Вблизи шла борьба, а на площади Зимнего дворца лилась кровь. Вероятно все эти многочисленные заявления отняли немало времени — можно было и поторопиться, уж если решено было принять предложение гласного Быховского. Но самое неправдоподобное последовало дальше:

«По требованию гласного Левина предложение о том, чтобы вся Дума пошла в Зимний дворец, подвергнуто было поименному голосованию. Все без исключения гласные, фамилии которых назывались, отвечали: “Да, иду умирать” и т. п.»

Поименное голосование! Сколько сот человек в нем участвовало? Сколько времени оно длилось? В романе моем из той эпохи я эти строчки репортерского отчета использовал как символ. Повторяю, газетные отчёты написаны в тоне восторженном, подозревать их авторов в том, что они задавались памфлетными целями, невозможно. Все это изумительное заседание теперь кажется совершенно невероятным. Тогда у многих лились слезы восторга.

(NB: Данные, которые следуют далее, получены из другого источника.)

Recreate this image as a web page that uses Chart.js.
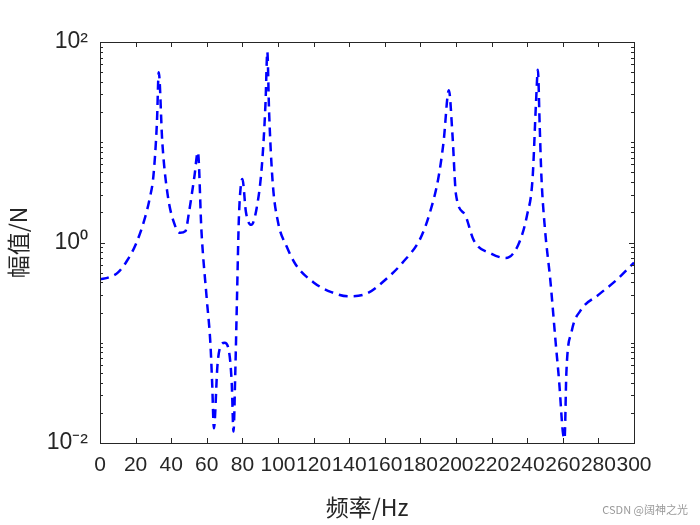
<!DOCTYPE html>
<html><head><meta charset="utf-8">
<script src="https://cdn.jsdelivr.net/npm/chart.js@4"></script>
<style>html,body{margin:0;background:#fff}#w{width:700px;height:525px;position:relative}
#wm{position:absolute;right:12px;bottom:8px;font:11px "Noto Sans CJK SC",sans-serif;color:#999}</style>
</head><body><div id="w"><canvas id="c" width="700" height="525"></canvas><div id="wm">CSDN @阔神之光</div></div>
<script>
const freq = [0,5,10,15,20,25,28,30,32,33,35,38,42,45,48,50,53,55,57,60,62,63,64,66,68,70,72,74,75,76,77,78,79,80,82,85,88,91,93,94,95,97,100,105,110,120,130,140,150,160,170,180,185,190,193,196,198,200,205,210,220,228,235,240,243,245,246,247,248,250,253,256,258,260,261,262,265,270,280,290,300];
const amp  = [0.43,0.45,0.5,0.65,0.95,1.7,2.8,4.6,16,50,10,3,1.5,1.25,1.3,2.0,4.5,8,1.3,0.27,0.1,0.04,0.014,0.06,0.095,0.1,0.09,0.04,0.013,0.05,0.3,1.7,3.5,4.3,2.0,1.5,2.2,6,25,80,20,4,1.6,0.9,0.6,0.4,0.32,0.29,0.31,0.42,0.63,1.1,1.9,4.3,10,33,12,3,1.9,1.05,0.77,0.7,0.95,1.9,4.3,26,53,15,4.5,1.35,0.42,0.1,0.04,0.013,0.011,0.05,0.13,0.21,0.3,0.42,0.63];
const xTicks = [0,20,40,60,80,100,120,140,160,180,200,220,240,260,280,300];
const yLabels = {0.01:'10⁻²',1:'10⁰',100:'10²'};
const pts = freq.map((f,i)=>({x:f,y:amp[i]}));
const frame = {id:'frame',afterDraw(ch){const a=ch.chartArea,c=ch.ctx,sx=ch.scales.x,sy=ch.scales.y;c.save();c.strokeStyle='#262626';c.lineWidth=1;
c.strokeRect(a.left+0.5,a.top+0.5,a.right-a.left,a.bottom-a.top);c.beginPath();
xTicks.forEach(t=>{const p=Math.round(sx.getPixelForValue(t))+0.5;c.moveTo(p,a.bottom);c.lineTo(p,a.bottom-5);c.moveTo(p,a.top);c.lineTo(p,a.top+5);});
for(let e=-2;e<2;e++)for(let m=1;m<10;m++){const v=m*Math.pow(10,e);const p=Math.round(sy.getPixelForValue(v))+0.5;const L=(m===1&&(e%2===0))?5:3;c.moveTo(a.left,p);c.lineTo(a.left+L,p);c.moveTo(a.right,p);c.lineTo(a.right-L,p);}
c.stroke();c.restore();}};
new Chart(document.getElementById('c'),{type:'line',data:{datasets:[{data:pts,borderColor:'#0000ff',borderWidth:2.5,borderDash:[9,6],pointRadius:0,fill:false,cubicInterpolationMode:'monotone'}]},
options:{responsive:false,animation:false,layout:{padding:{top:42,right:66,left:0,bottom:0}},plugins:{legend:{display:false},tooltip:{enabled:false}},
scales:{x:{type:'linear',min:0,max:300,afterBuildTicks(s){s.ticks=xTicks.map(v=>({value:v}));},grid:{display:false},border:{display:false},
ticks:{color:'#262626',font:{family:'Liberation Sans',size:21},maxRotation:0,autoSkip:false,padding:2},
title:{display:true,text:'频率/Hz',color:'#262626',font:{family:'Noto Sans CJK SC',size:23},padding:{top:0}},afterFit(s){s.height=82;}},
y:{type:'logarithmic',min:0.01,max:100,afterBuildTicks(s){s.ticks=[0.01,1,100].map(v=>({value:v}));},grid:{display:false},border:{display:false},
ticks:{color:'#262626',font:{family:'Liberation Sans',size:23},callback:v=>yLabels[v]||'',padding:4},
title:{display:true,text:'幅值/N',color:'#262626',font:{family:'Noto Sans CJK SC',size:23},padding:{bottom:2}},afterFit(s){s.width=100;}}}},plugins:[frame]});
</script></body></html>
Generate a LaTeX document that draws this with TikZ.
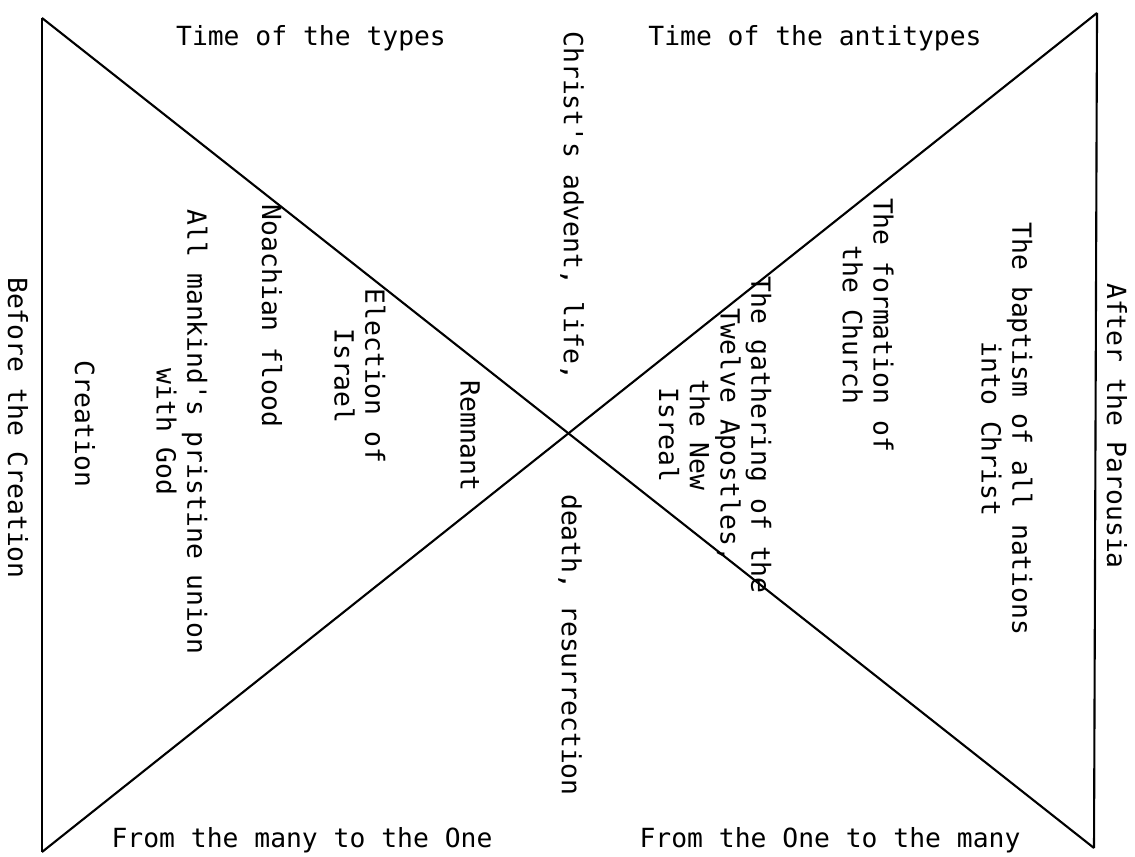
\documentclass[tikz,border=0pt]{standalone}
\usepackage{fontspec}
\setmonofont{DejaVu Sans Mono}
\begin{document}
\begin{tikzpicture}[x=0.02cm, y=-0.02cm, line width=1.2pt,
  every node/.style={font=\ttfamily\fontsize{15}{17.5}\selectfont, inner sep=0pt},
  vlabel/.style={rotate=-90, align=center}]
\useasboundingbox (0,0) rectangle (1135,857);
% corners of the hourglass
\coordinate (tl) at (42,18);
\coordinate (tr) at (1097,13);
\coordinate (bl) at (42,852);
\coordinate (br) at (1094,848);
\draw (tl) -- (bl);
\draw (tr) -- (br);
\draw (tl) -- (br);
\draw (bl) -- (tr);

% headings top and bottom
\node (types) at (311,38) {Time of the types};
\node (antitypes) at (815,38) {Time of the antitypes};
\node (manyone) at (302,840) {From the many to the One};
\node (onemany) at (830,840) {From the One to the many};

% outer sides
\node[vlabel] (before) at (18,428) {Before the Creation};
\node[vlabel] (after) at (1117,426) {After the Parousia};

% types
\node[vlabel] (creation) at (85,424) {Creation};
\node[vlabel] (mankind) at (182,432) {All mankind's pristine union\\with God};
\node[vlabel] (flood) at (272,316) {Noachian flood};
\node[vlabel] (election) at (360,376) {Election of\\Israel};
\node[vlabel] (remnant) at (470,436) {Remnant};

% centre
\node[vlabel] (advent) at (572,206) {Christ's advent, life,};
\node[vlabel] (death) at (570,645) {death, resurrection};

% antitypes
\node[vlabel] (gathering) at (715,435) {The gathering of the\\Twelve Apostles,\\the New\\Isreal};
\node[vlabel] (church) at (868,325) {The formation of\\the Church};
\node[vlabel] (baptism) at (1007,429) {The baptism of all nations\\into Christ};
\end{tikzpicture}
\end{document}
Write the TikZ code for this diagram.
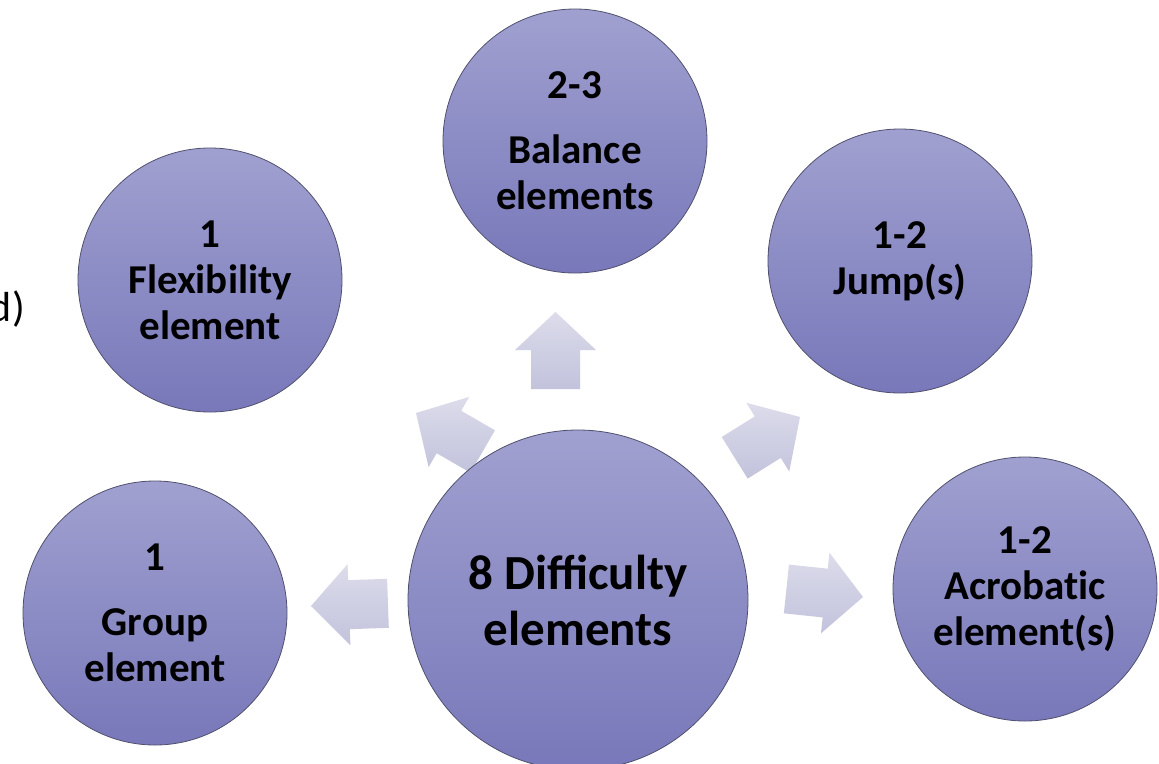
\documentclass[tikz,border=0pt]{standalone}
\usepackage{fontspec}
\setmainfont{Carlito}
\definecolor{cTop}{RGB}{160,160,208}
\definecolor{cBot}{RGB}{120,120,186}
\definecolor{cLine}{RGB}{80,80,110}
\definecolor{aTop}{RGB}{220,220,235}
\definecolor{aBot}{RGB}{194,194,220}
\tikzset{
  arrowfill/.style={top color=aTop, bottom color=aBot, draw=none},
  barrow/.pic={\path[arrowfill] (-77,-24.5) -- (-38,-24.5) -- (-38,-40.5) -- (0,0) -- (-38,40.5) -- (-38,24.5) -- (-77,24.5) -- cycle;},
  circ/.style={circle, draw=cLine, line width=0.8pt, top color=cTop, bottom color=cBot,
    minimum size=264pt, inner sep=0pt, align=center,
    font=\bfseries\fontsize{41}{46}\selectfont},
  bigcirc/.style={circ, minimum size=340pt, font=\bfseries\fontsize{49}{56}\selectfont},
}
\begin{document}
\begin{tikzpicture}[x=1pt,y=-1pt]
\useasboundingbox (0,0) rectangle (1159,763);
\clip (0,0) rectangle (1159,763);
\fill[white] (0,0) rectangle (1159,763);
% block arrows
\pic[rotate=90] at (555.5,312) {barrow};
\pic[rotate=150] at (416,413) {barrow};
\pic[rotate=32] at (800,417) {barrow};
\pic[rotate=182] at (311,606) {barrow};
\pic[rotate=-6] at (863,597) {barrow};
% circles
\node[circ] (bal) at (575,141) {2-3\\[19pt]Balance\\elements};
\node[circ] (flex) at (210,280) {1\\Flexibility\\element};
\node[circ] (jump) at (900,261) {1-2\\Jump(s)};
\node[circ] (grp) at (155,613) {1\\[19pt]Group\\element};
\node[circ] (acro) at (1025,589) {1-2\\Acrobat\kern0pt ic\\element(s)};
\node[bigcirc] (c) at (578,600) {8 Difficulty\\elements};
% clipped text at left edge
\node[anchor=base east, inner sep=0pt, font=\fontsize{42}{48}\selectfont] (dtxt) at (25,321) {d)};
\end{tikzpicture}
\end{document}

Городская дума с Советом крестьянских депутатов действительно вышли на улицы и направились к Зимнему дворцу. У Казанского собора их, без единого выстрела, задержал большевистский патруль. Они «подчинились насилию» и повернули назад. Иначе поступить они, конечно, и не имели возможности. Однако в день восстания встречу с патрулем можно было, собственно, предвидеть. Никто не обязан умирать за идею, но никто и не должен в таком случае клясться, что умирает за идею через три четверти часа. Поименное голосование на гему «да, иду умирать и т.п.» (именно «и т.п.») было положительно излишним. Гласные Петербургской думы не умерли; не умерли и главные римляне Быховский и Левин; не умерли и члены Совета крестьянск. деп., ждавшие для смерти лишь думского вотума; не умер ни пятигорский городской голова, ни гласный Саратовской думы, ни представители районных дум, ни члены бюро печати — никто не умер. В добром здоровье, слава Богу, проживает сейчас во Франции и почтенный общественный деятель, председательствовавший на этом заседании.